The fraction of iodine in the aqueous phase is,

$\text{fraction(f)}\text{}\text{=}\frac{\text{moles}\text{of}\text{solute}}{\text{total}\text{numbers}\text{of}\text{moles}\text{of}\text{solution}}$

$\begin{array}{c}fraction\left(f\right)=\frac{\left(1.26\times {10}^{-4}\right)-\left(1.166\times {10}^{-4}\right)}{1.26\times {10}^{-4}}\\ =\frac{9.4\times {10}^{-6}}{1.26\times {10}^{-4}}\\ =0.07\end{array}$

Hence, the fraction of iodine that remains in the aqueous phase is $0.07$.

b) The fraction of ${\text{I}}_{\text{2}}$

from the original solution that remains in the aqueous phase

The solution contains only $7.0\%$ iodine after the first extraction.

The fraction of iodine left in the next extraction with $0.030L$ of $CC{l}_4$ is calculated as follows:

$\begin{array}{c}Fractionofiodineleft=\left(0.07\right)\left(0.07\right)\\ =5.0\times {10}^{-3}\\ =0.5\%\end{array}$

Hence, the fraction remaining after the second extraction is $0.5\%$.

c) Compare the result in part (b) with a single extraction using $0.060L$ of $CC{l}_4$

and comment on difference.

The single extraction of iodine with $0.060L$ of $CC{l}_4$.

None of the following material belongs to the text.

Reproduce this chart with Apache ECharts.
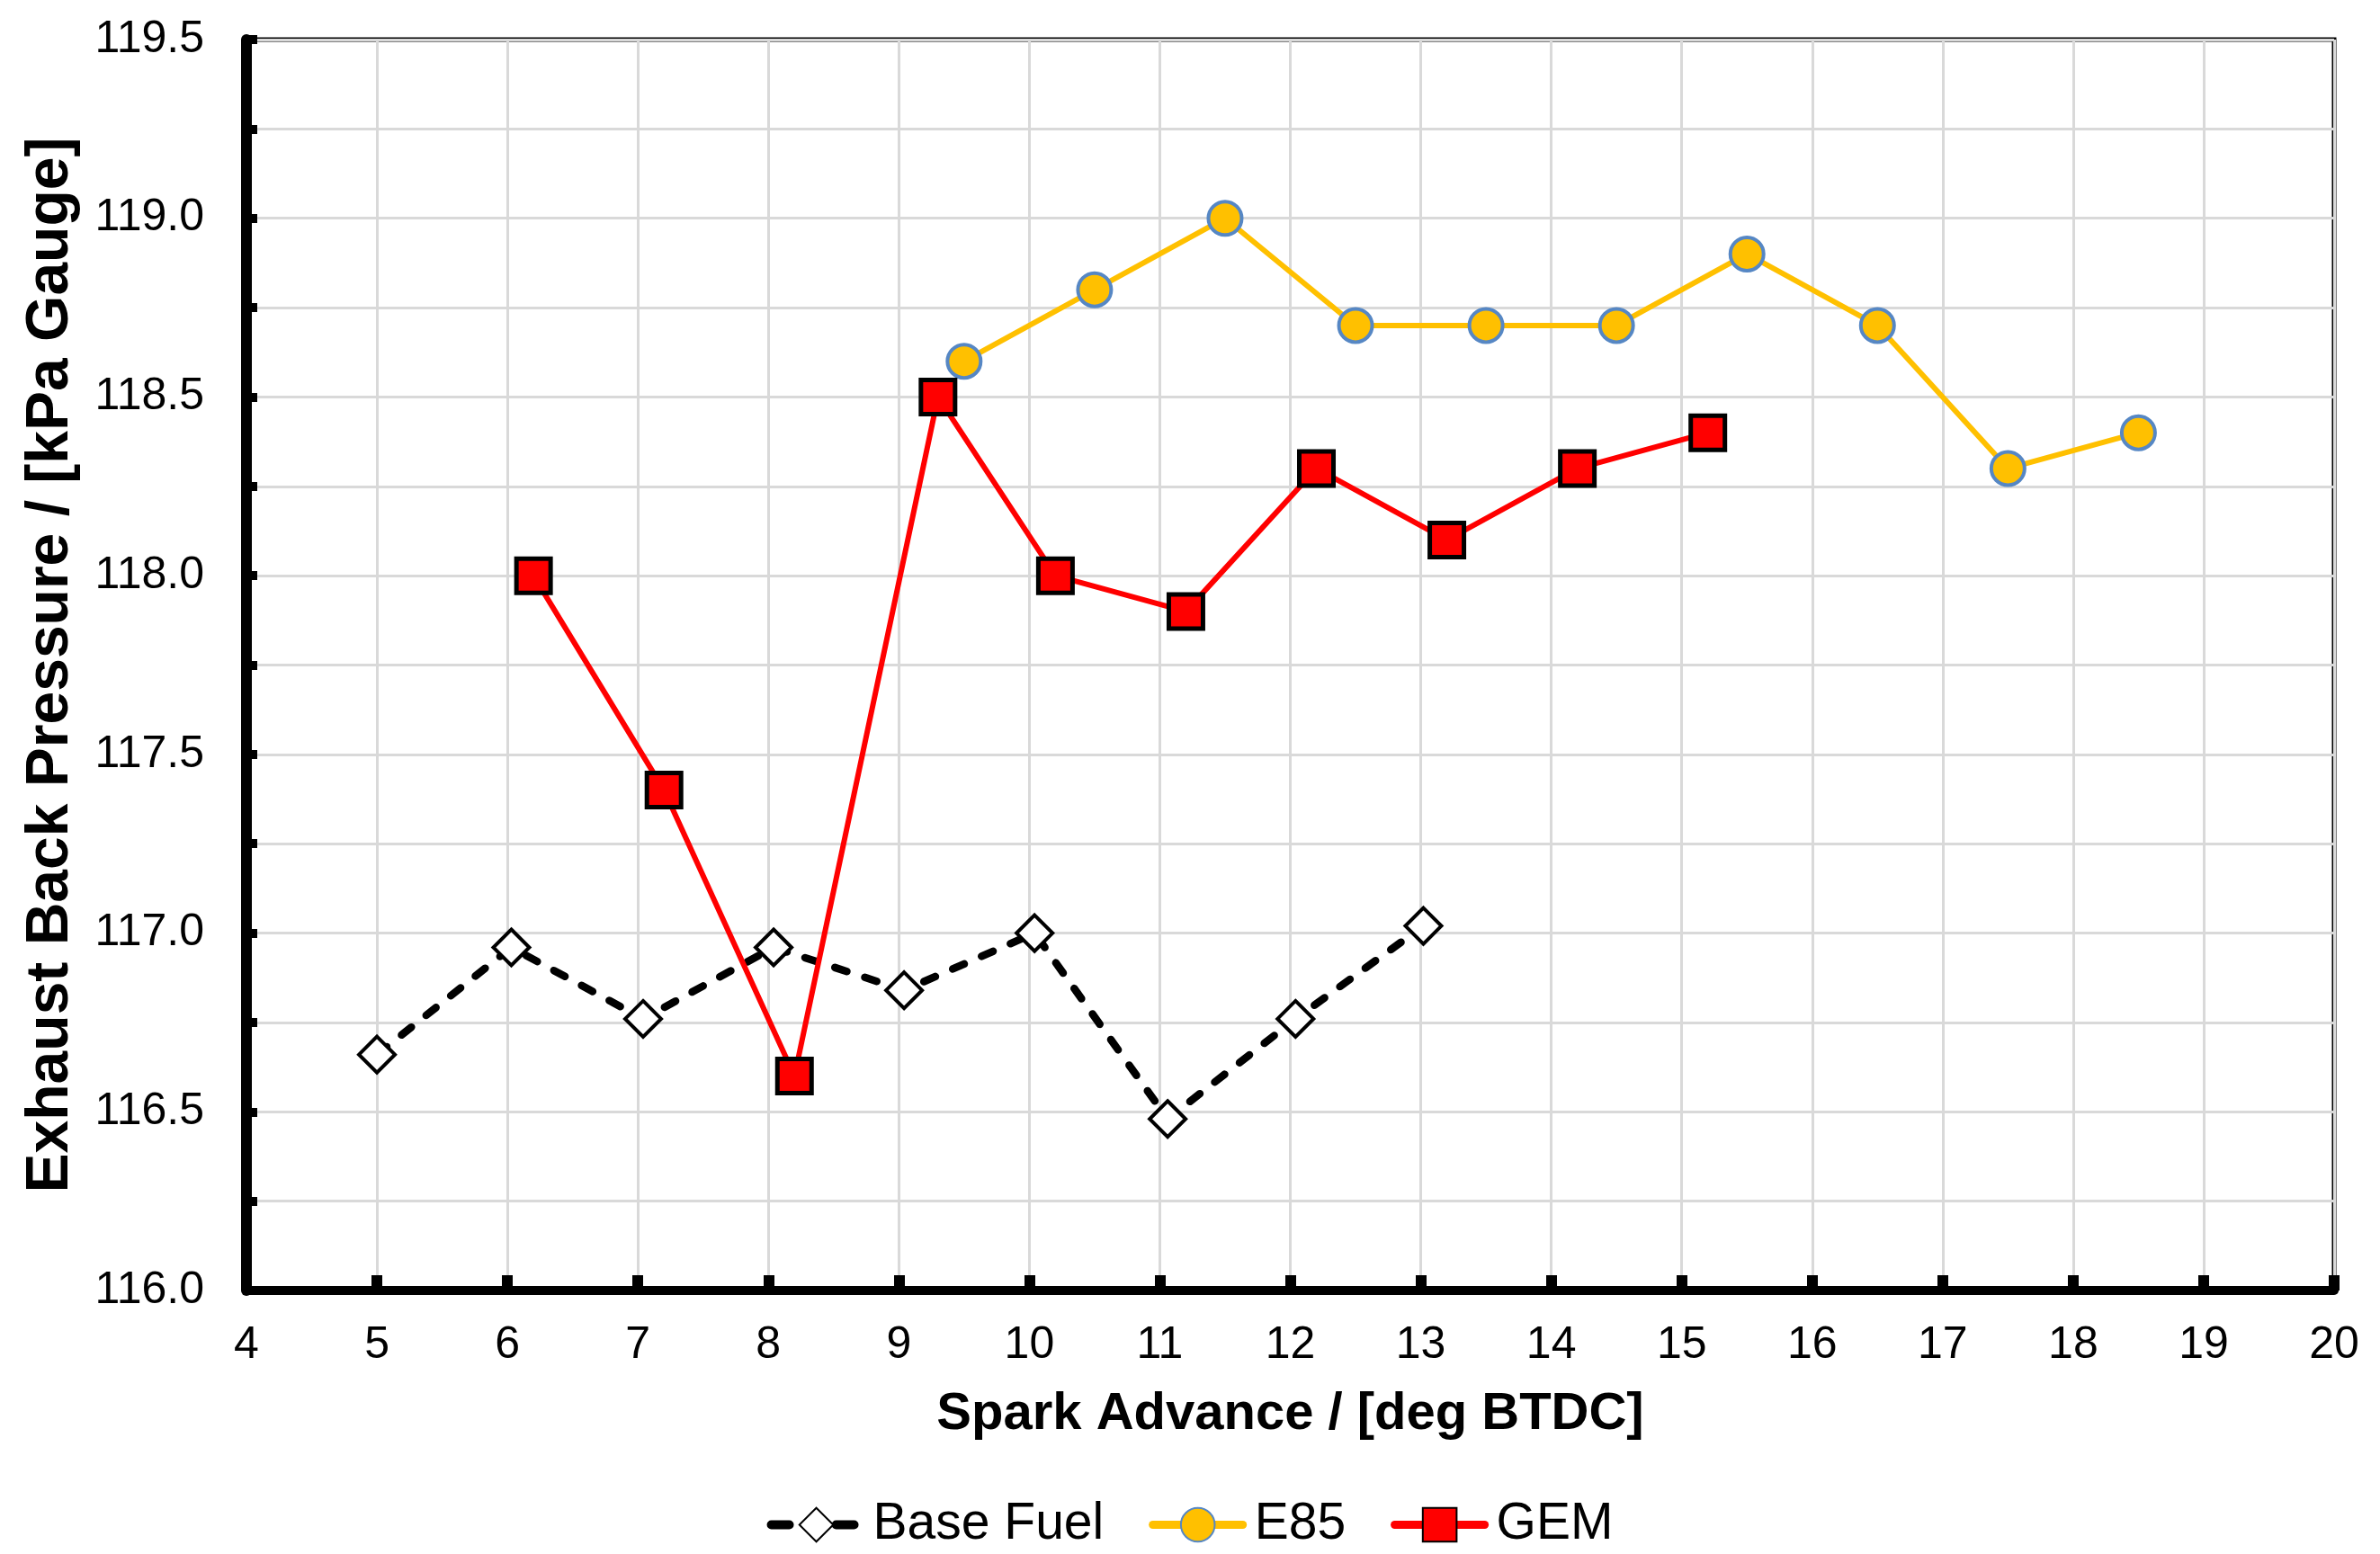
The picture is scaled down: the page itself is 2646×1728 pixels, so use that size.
<!DOCTYPE html>
<html><head><meta charset="utf-8">
<script src="https://cdn.jsdelivr.net/npm/echarts@6/dist/echarts.min.js"></script>
<style>html,body{margin:0;padding:0;background:#fff}#c{width:2646px;height:1728px}</style>
</head><body><div id="c"></div>
<script>
const seriesNames = ['Base Fuel', 'E85', 'GEM'];
const baseX = [5.0, 6.03, 7.04, 8.04, 9.04, 10.04, 11.06, 12.04, 13.02];
const baseY = [116.66, 116.96, 116.76, 116.96, 116.84, 117.0, 116.48, 116.76, 117.02];
const e85X = [9.5, 10.5, 11.5, 12.5, 13.5, 14.5, 15.5, 16.5, 17.5, 18.5];
const e85Y = [118.6, 118.8, 119.0, 118.7, 118.7, 118.7, 118.9, 118.7, 118.3, 118.4];
const gemX = [6.2, 7.2, 8.2, 9.3, 10.2, 11.2, 12.2, 13.2, 14.2, 15.2];
const gemY = [118.0, 117.4, 116.6, 118.5, 118.0, 117.9, 118.3, 118.1, 118.3, 118.4];
const xTicks = {min: 4, max: 20, step: 1};
const yTicks = {min: 116, max: 119.5, step: 0.25, labelStep: 0.5};

const pairs = (xs, ys) => xs.map((x, i) => [x, ys[i]]);
const FONT = '"Liberation Sans", Arial, sans-serif';

const chart = echarts.init(document.getElementById('c'), null, {renderer: 'canvas'});
chart.setOption({
  backgroundColor: '#fff',
  animation: false,
  grid: {left: 274, right: 51, top: 44, bottom: 293, show: true, borderColor: '#000', borderWidth: 5, backgroundColor: 'transparent'},
  legend: {
    data: [
      {name: seriesNames[0], lineStyle: {width: 10, type: [20, 52], cap: 'round', color: '#000'}},
      {name: seriesNames[1], lineStyle: {width: 9, color: '#FFC000', cap: 'round'}},
      {name: seriesNames[2], lineStyle: {width: 9, color: '#FF0000', cap: 'round'}}
    ],
    left: 'center',
    top: 1662,
    itemWidth: 100,
    itemHeight: 47,
    itemGap: 50,
    textStyle: {fontFamily: FONT, fontSize: 57, color: '#000', padding: [0, 0, 0, 8]}
  },
  xAxis: {
    type: 'value',
    min: xTicks.min, max: xTicks.max, interval: xTicks.step,
    name: 'Spark Advance / [deg BTDC]',
    nameLocation: 'middle',
    nameGap: 109,
    nameTextStyle: {fontFamily: FONT, fontSize: 58, fontWeight: 'bold', color: '#000'},
    axisLine: {show: true, onZero: false, lineStyle: {color: '#000', width: 10}},
    axisTick: {show: true, inside: true, length: 17, lineStyle: {color: '#000', width: 12}},
    axisLabel: {fontFamily: FONT, fontSize: 50, color: '#000', margin: 36},
    splitLine: {show: true, lineStyle: {color: '#D9D9D9', width: 3}}
  },
  yAxis: {
    type: 'value',
    min: yTicks.min, max: yTicks.max, interval: yTicks.step,
    name: 'Exhaust Back Pressure / [kPa Gauge]',
    nameLocation: 'middle',
    nameGap: 184,
    nameTextStyle: {fontFamily: FONT, fontSize: 66, fontWeight: 'bold', color: '#000'},
    axisLine: {show: true, onZero: false, lineStyle: {color: '#000', width: 12}},
    axisTick: {show: true, inside: true, length: 12, lineStyle: {color: '#000', width: 10}},
    axisLabel: {
      fontFamily: FONT, fontSize: 50, color: '#000', margin: 47,
      formatter: v => {
        const k = v / yTicks.labelStep;
        return Math.abs(k - Math.round(k)) < 1e-6 ? v.toFixed(1) : '';
      }
    },
    splitLine: {show: true, lineStyle: {color: '#D9D9D9', width: 3}}
  },
  series: [
    {
      name: seriesNames[0], type: 'line', data: pairs(baseX, baseY), z: 3,
      symbol: 'diamond', symbolSize: 40,
      lineStyle: {color: '#000', width: 8.5, type: [14, 21], cap: 'round'},
      itemStyle: {color: '#fff', borderColor: '#000', borderWidth: 4}
    },
    {
      name: seriesNames[1], type: 'line', data: pairs(e85X, e85Y), z: 4,
      symbol: 'circle', symbolSize: 37,
      lineStyle: {color: '#FFC000', width: 6},
      itemStyle: {color: '#FFC000', borderColor: '#5687C4', borderWidth: 4}
    },
    {
      name: seriesNames[2], type: 'line', data: pairs(gemX, gemY), z: 5,
      symbol: 'rect', symbolSize: 38,
      lineStyle: {color: '#FF0000', width: 6},
      itemStyle: {color: '#FF0000', borderColor: '#000', borderWidth: 5}
    }
  ]
});
</script>
</body></html>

The number of moles of iodine in $CC{l}_4$

$\left(y\right)$ is calculated by the expression as follows:

$K_C=\frac{{\left[\text{C}\right]}^Z{}_{eqm}}{{\left[\text{A}\right]}^X{}_{eqm}{\left[\text{B}\right]}^Y{}_{eqm}}$

$K=\frac{\left[I_2\left(CC{l}_4\right)\right]}{\left[I_2\left(aq\right)\right]}$

Substitute the values of $K,\left[I_2\left(CC{l}_4\right)\right]$ and $\left[I_2\left(aq\right)\right]$ in the above equation.

$\begin{array}{c}83=\frac{\frac{y}{0.060}}{\frac{1.26\times {10}^{-4}-y}{0.200}}\\ 83\left(1.26\times {10}^{-4}-y\right)=3.33y\\ y=1.211\times {10}^{-4}\end{array}$

The fraction of iodine remaining in the aqueous phase is,

$\text{fraction(f)}\text{}\text{=}\frac{\text{moles}\text{of}\text{solute}}{\text{total}\text{numbers}\text{of}\text{moles}\text{of}\text{solution}}$

$\begin{array}{c}fraction\left(f\right)=\frac{\left(1.26\times {10}^{-4}\right)-\left(1.211\times {10}^{-4}\right)}{1.26\times {10}^{-4}}\\ =\frac{4.9\times {10}^{-6}}{1.26\times {10}^{-4}}\\ =0.04\end{array}$

Hence, the fraction of iodine that remains in the aqueous phase is $0.04$, which is equal to $4\%$.

The fraction of iodine that is dissolved in water is $0.04$. The extraction with $0.060L$ of $CC{l}_4$ is not effective as compared to the two separate extractions with $0.030L$ solution each.